Additionally, the declaration makes it clear that indigenous peoples should be fundamentally involved in “their own visions of economic and social development.” The Chickasaw Nation is ahead of the curve in those areas. We have, together, taken the initiative to develop our own businesses, as well as our own social institutions.
These are things we sometimes take for granted, but should not. We have dedicated much effort to preserving our heritage, while also engaging the modern world in the ways that prepare the Chickasaw generations that will follow us.
We must remember that not all native peoples are in the type of environment Chickasaws now find themselves. We are in the modern world, while respecting and celebrating our culture and traditions.
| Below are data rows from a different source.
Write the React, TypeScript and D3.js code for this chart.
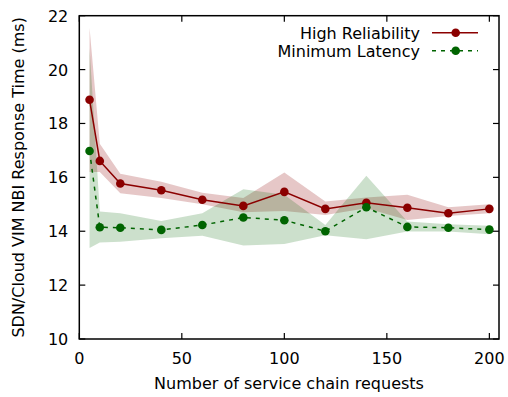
import React from "react";
import * as d3 from "d3";

const xs = [5, 10, 20, 40, 60, 80, 100, 120, 140, 160, 180, 200];
const hrMean = [18.88, 16.61, 15.77, 15.52, 15.17, 14.94, 15.46, 14.83, 15.06, 14.87, 14.67, 14.83];
const hrUpper = [21.55, 17.25, 16.13, 15.84, 15.43, 15.23, 16.18, 15.1, 15.25, 15.35, 14.89, 15.0];
const hrLower = [16.2, 16.2, 15.41, 15.23, 15.0, 14.7, 14.75, 14.6, 14.85, 14.42, 14.57, 14.67];
const mlMean = [16.98, 14.15, 14.13, 14.05, 14.23, 14.51, 14.41, 14.0, 14.89, 14.16, 14.13, 14.06];
const mlUpper = [20.8, 14.73, 14.67, 14.38, 14.67, 15.56, 15.35, 14.23, 16.06, 14.36, 14.26, 14.2];
const mlLower = [13.38, 13.58, 13.61, 13.74, 13.83, 13.47, 13.53, 13.85, 13.7, 13.99, 13.99, 13.89];
const xTicks = [0, 50, 100, 150, 200];
const yTicks = [10, 12, 14, 16, 18, 20, 22];

const RED = "#8b0000";
const GREEN = "#006400";
const FONT = "DejaVu Sans";
const FS = 16;

export default function App() {
  const W = 508, H = 397;
  const L = 79.3, R = 499, T = 15.7, B = 339;
  const x = d3.scaleLinear().domain([0, 204.7]).range([L, R]);
  const y = d3.scaleLinear().domain([10, 22]).range([B, T]);
  const line = d3.line<number>().x((_, i) => x(xs[i])).y((v) => y(v));
  const area = (lo: number[], hi: number[]) =>
    d3.area<number>().x((_, i) => x(xs[i])).y0((_, i) => y(lo[i])).y1((_, i) => y(hi[i]))(xs) as string;
  const tl = 6;
  return (
    <svg width={W} height={H} style={{ position: "absolute", left: 0, top: 0 }} fontFamily={FONT}>
      <rect width={W} height={H} fill="white" />
      <path d={area(hrLower, hrUpper)} fill={RED} fillOpacity={0.22} />
      <path d={area(mlLower, mlUpper)} fill={GREEN} fillOpacity={0.2} />
      <path d={line(hrMean) as string} fill="none" stroke={RED} strokeWidth={1.5} />
      <path d={line(mlMean) as string} fill="none" stroke={GREEN} strokeWidth={1.5} strokeDasharray="4,5" />
      {xs.map((v, i) => (
        <circle key={"r" + i} cx={x(v)} cy={y(hrMean[i])} r={4.3} fill={RED} />
      ))}
      {xs.map((v, i) => (
        <circle key={"g" + i} cx={x(v)} cy={y(mlMean[i])} r={4.3} fill={GREEN} />
      ))}
      {xTicks.map((t) => (
        <g key={"xt" + t}>
          <line x1={x(t)} x2={x(t)} y1={B} y2={B - tl} stroke="black" strokeWidth={1.2} />
          <line x1={x(t)} x2={x(t)} y1={T} y2={T + tl} stroke="black" strokeWidth={1.2} />
          <text x={x(t)} y={B + 25} fontSize={FS} textAnchor="middle" fill="black">{t}</text>
        </g>
      ))}
      {yTicks.map((t) => (
        <g key={"yt" + t}>
          <line x1={L} x2={L + tl} y1={y(t)} y2={y(t)} stroke="black" strokeWidth={1.2} />
          <line x1={R} x2={R - tl} y1={y(t)} y2={y(t)} stroke="black" strokeWidth={1.2} />
          <text x={L - 11} y={y(t) + 6} fontSize={FS} textAnchor="end" fill="black">{t}</text>
        </g>
      ))}
      <rect x={L} y={T} width={R - L} height={B - T} fill="none" stroke="black" strokeWidth={1.5} />
      <text x={289} y={389} fontSize={FS} textAnchor="middle" fill="black">Number of service chain requests</text>
      <text transform={`translate(24,${(T + B) / 2}) rotate(-90)`} fontSize={FS} textAnchor="middle" fill="black">SDN/Cloud VIM NBI Response Time (ms)</text>
      <text x={420} y={38.5} fontSize={FS} textAnchor="end" fill="black">High Reliability</text>
      <line x1={432} x2={478} y1={32.7} y2={32.7} stroke={RED} strokeWidth={1.5} />
      <circle cx={455.7} cy={32.7} r={4.3} fill={RED} />
      <text x={420} y={56.5} fontSize={FS} textAnchor="end" fill="black">Minimum Latency</text>
      <line x1={432} x2={478} y1={50.7} y2={50.7} stroke={GREEN} strokeWidth={1.5} strokeDasharray="4,5" />
      <circle cx={455.7} cy={50.7} r={4.3} fill={GREEN} />
    </svg>
  );
}
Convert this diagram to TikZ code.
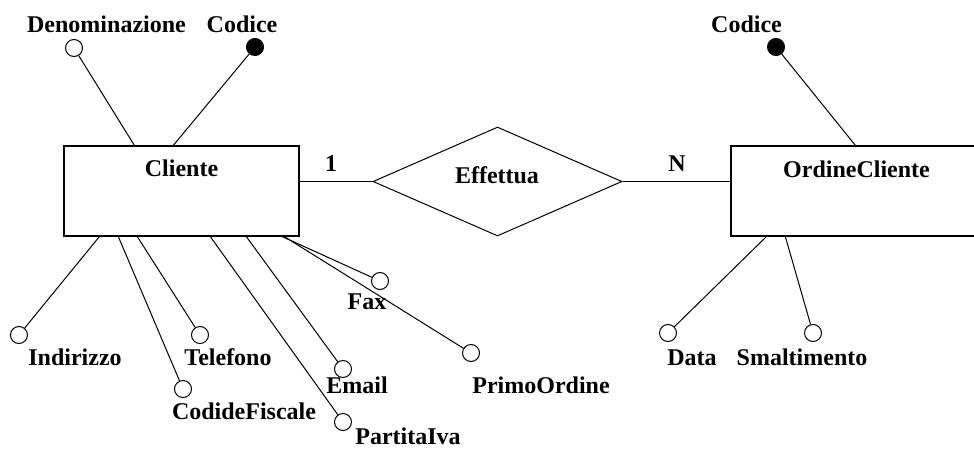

Of the approximately 400 million native peoples in the world, only a fraction enjoys the human rights and opportunities we have. It is our duty to support our fellow native people who are even today experiencing neglect, discrimination and even, in some cases, elimination.
Even in our own country, hundreds of thousands of Indian people live in the hardest of circumstances and enjoy few of the human rights many of us take for granted. The U.N. commissioned an investigation into how Indian people in America live, what their human rights really look like, and what can be done to improve the environment. Indian law professor and activist James Anaya was appointed Special Rapporteur on the situation of the human rights and fundamental freedoms of indigenous people.
In the U.S., Mr. Anaya visited tribes and indigenous peoples in Arizona, Alaska, Oregon, Washington, South Dakota and Oklahoma. He concluded that in the U.S., Indian people “constitute vibrant communities that have contributed greatly to the life of the country, yet they face significant challenges that are related to widespread historical wrongs, including broken treaties and acts of oppression, and misguided government policies, that today manifest themselves in various indicators of disadvantage and impediments to the exercise of their individual and collective rights.”
We have achieved so much, and there is so much more yet to achieve. Human rights are fundamental rights, and each person has the right to proper treatment.
At the Chickasaw Nation, we will continue to build on our legacy of progress and success as we keep the doctrine of fundamental human rights for each man, woman and child as our guidepost.